Zone Outage Scenarios using Krkn
Zone outage can be injected by placing the zone_outage config file under zone_outages option in the kraken config. Refer to zone_outage_scenario config file for the parameters that need to be defined.
Refer to cloud setup to configure your cli properly for the cloud provider of the cluster you want to shut down.
Current accepted cloud types:
Sample scenario config
zone_outage: # Scenario to create an outage of a zone by tweaking network ACL.
cloud_type: aws # Cloud type on which Kubernetes/OpenShift runs. aws is the only platform supported currently for this scenario.
duration: 600 # Duration in seconds after which the zone will be back online.
vpc_id: # Cluster virtual private network to target.
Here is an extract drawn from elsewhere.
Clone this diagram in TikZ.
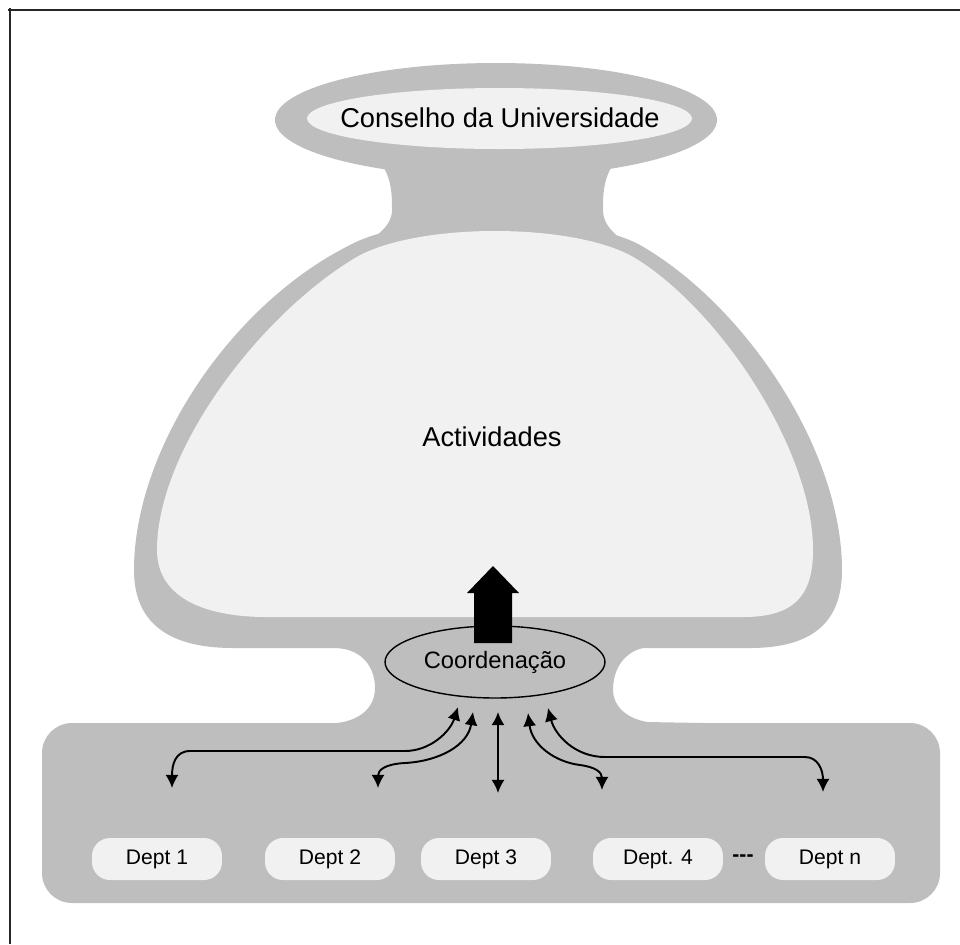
\documentclass[tikz,border=0pt]{standalone}
\usepackage{fontspec}
\setmainfont{Liberation Sans}
\usetikzlibrary{arrows.meta,shapes.geometric}
\definecolor{bandgray}{RGB}{190,190,190}
\definecolor{paleface}{RGB}{241,241,241}
\begin{document}
\begin{tikzpicture}[x=0.02cm,y=-0.02cm,
  link/.style={line width=1.1pt,
    {Latex[length=7.5pt,width=7.5pt]}-{Latex[length=7.5pt,width=7.5pt]}},
  deptbox/.style={fill=paleface, rounded corners=0.36cm,
    minimum width=2.6cm, minimum height=0.84cm, inner sep=0pt,
    font=\fontsize{12}{14}\selectfont},
  label/.style={inner sep=0pt, font=\fontsize{15.5}{18}\selectfont}]
\useasboundingbox (0,0) rectangle (960,944);

% grey body: council head, upper neck, dome, lower neck, department band
\fill[bandgray] (496,120) ellipse [x radius=221, y radius=57];
\fill[bandgray] (378,160) .. controls (392,175) and (392,195) .. (392,210)
  .. controls (392,228) and (372,242) .. (335,258) -- (655,258)
  .. controls (620,242) and (603,228) .. (603,210)
  .. controls (603,195) and (603,175) .. (617,160) -- cycle;
\fill[bandgray] (233,648) -- (750,648)
  .. controls (815,648) and (842,620) .. (842,570)
  .. controls (842,450) and (745,305) .. (640,245)
  .. controls (580,212) and (410,212) .. (350,245)
  .. controls (230,305) and (134,450) .. (134,570)
  .. controls (134,620) and (165,648) .. (233,648) -- cycle;
\fill[bandgray] (320,640) -- (337,648)
  .. controls (365,650) and (375,670) .. (375,688)
  .. controls (375,706) and (362,720) .. (337,723) -- (320,730) -- (670,730)
  -- (703,723) -- (647,722)
  .. controls (625,718) and (613,705) .. (613,690)
  .. controls (613,668) and (625,652) .. (643,648) -- (660,640) -- cycle;
\fill[bandgray, rounded corners=0.6cm] (42,723) rectangle (940,903);

% pale interiors
\fill[paleface] (499.5,118.5) ellipse [x radius=192.5, y radius=30.5];
\fill[paleface] (267,617) -- (743,617)
  .. controls (795,617) and (813,595) .. (813,550)
  .. controls (813,450) and (720,310) .. (635,258)
  .. controls (575,222) and (415,222) .. (355,258)
  .. controls (260,315) and (157,450) .. (157,550)
  .. controls (157,595) and (200,617) .. (267,617) -- cycle;

% labels
\node[label] (conselho) at (500,118) {Conselho da Universidade};
\node[label] (activ) at (492,437) {Actividades};

% coordination hub
\node[draw, ellipse, line width=0.8pt, minimum width=4.4cm, minimum height=1.44cm,
  inner sep=0pt, font=\fontsize{13.5}{16}\selectfont] (coord) at (495,662) {Coordenação};

% thick upward arrow into the activities
\fill[black] (474,643) -- (474,593) -- (467,593) -- (493,566) -- (519,593)
  -- (512,593) -- (512,643) -- cycle;

% departments
\node[deptbox] (d1) at (157,859) {Dept 1};
\node[deptbox] (d2) at (330,859) {Dept 2};
\node[deptbox] (d3) at (486,859) {Dept 3};
\node[deptbox] (d4) at (658,859) {Dept. 4};
\node[deptbox] (dn) at (830,859) {Dept n};
\node[inner sep=0pt, font=\bfseries\fontsize{12}{14}\selectfont] (dots) at (743,858) {-{}-{}-};

% arrow ends around the hub
\coordinate (u1) at (458,707);
\coordinate (u2) at (473,712);
\coordinate (u3) at (498,712);
\coordinate (u4) at (528,713);
\coordinate (u5) at (548,708);
\coordinate (l1) at (172,788);
\coordinate (l2) at (378,788);
\coordinate (l3) at (498,793);
\coordinate (l4) at (602,790);
\coordinate (l5) at (823,792);

\draw[link] (l1) .. controls (172,765) and (175,751) .. (190,751) -- (405,751)
  .. controls (430,751) and (450,732) .. (u1);
\draw[link] (l2) .. controls (378,770) and (385,764) .. (405,763)
  .. controls (440,761) and (468,745) .. (u2);
\draw[link] (l3) -- (u3);
\draw[link] (u4) .. controls (532,745) and (555,762) .. (580,765)
  .. controls (595,767) and (602,772) .. (l4);
\draw[link] (u5) .. controls (555,735) and (575,757) .. (605,757) -- (805,757)
  .. controls (818,757) and (823,770) .. (l5);

% frame rules along the top and left
\draw[line width=1.7pt, black!85] (8,10) -- (960,10);
\draw[line width=1.7pt, black!85] (10,8) -- (10,944);
\end{tikzpicture}
\end{document}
subnet_id: [subnet1, subnet2] # List of subnet-id's to deny both ingress and egress traffic.
Note
vpc_id and subnet_id can be obtained from the cloud web console by selecting one of the instances in the targeted zone ( us-west-2a for example ).Note
Multiple zones will experience downtime in case of targeting multiple subnets which might have an impact on the cluster health especially if the zones have control plane components deployed.Debugging steps in case of failures
In case of failures during the steps which revert back the network acl to allow traffic and bring back the cluster nodes in the zone, the nodes in the particular zone will be in NotReady
condition. Here is how to fix it:
- OpenShift by default deploys the nodes in different zones for fault tolerance, for example us-west-2a, us-west-2b, us-west-2c. The cluster is associated with a virtual private network and each zone has its own subnet with a network acl which defines the ingress and egress traffic rules at the zone level unlike security groups which are at an instance level.
- From the cloud web console, select one of the instances in the zone which is down and go to the subnet_id specified in the config.
- Look at the network acl associated with the subnet and you will see both ingress and egress traffic being denied which is expected as Kraken deliberately injects it.
- Kraken just switches the network acl while still keeping the original or default network acl around, switching to the default network acl from the drop-down menu will get back the nodes in the targeted zone into Ready state.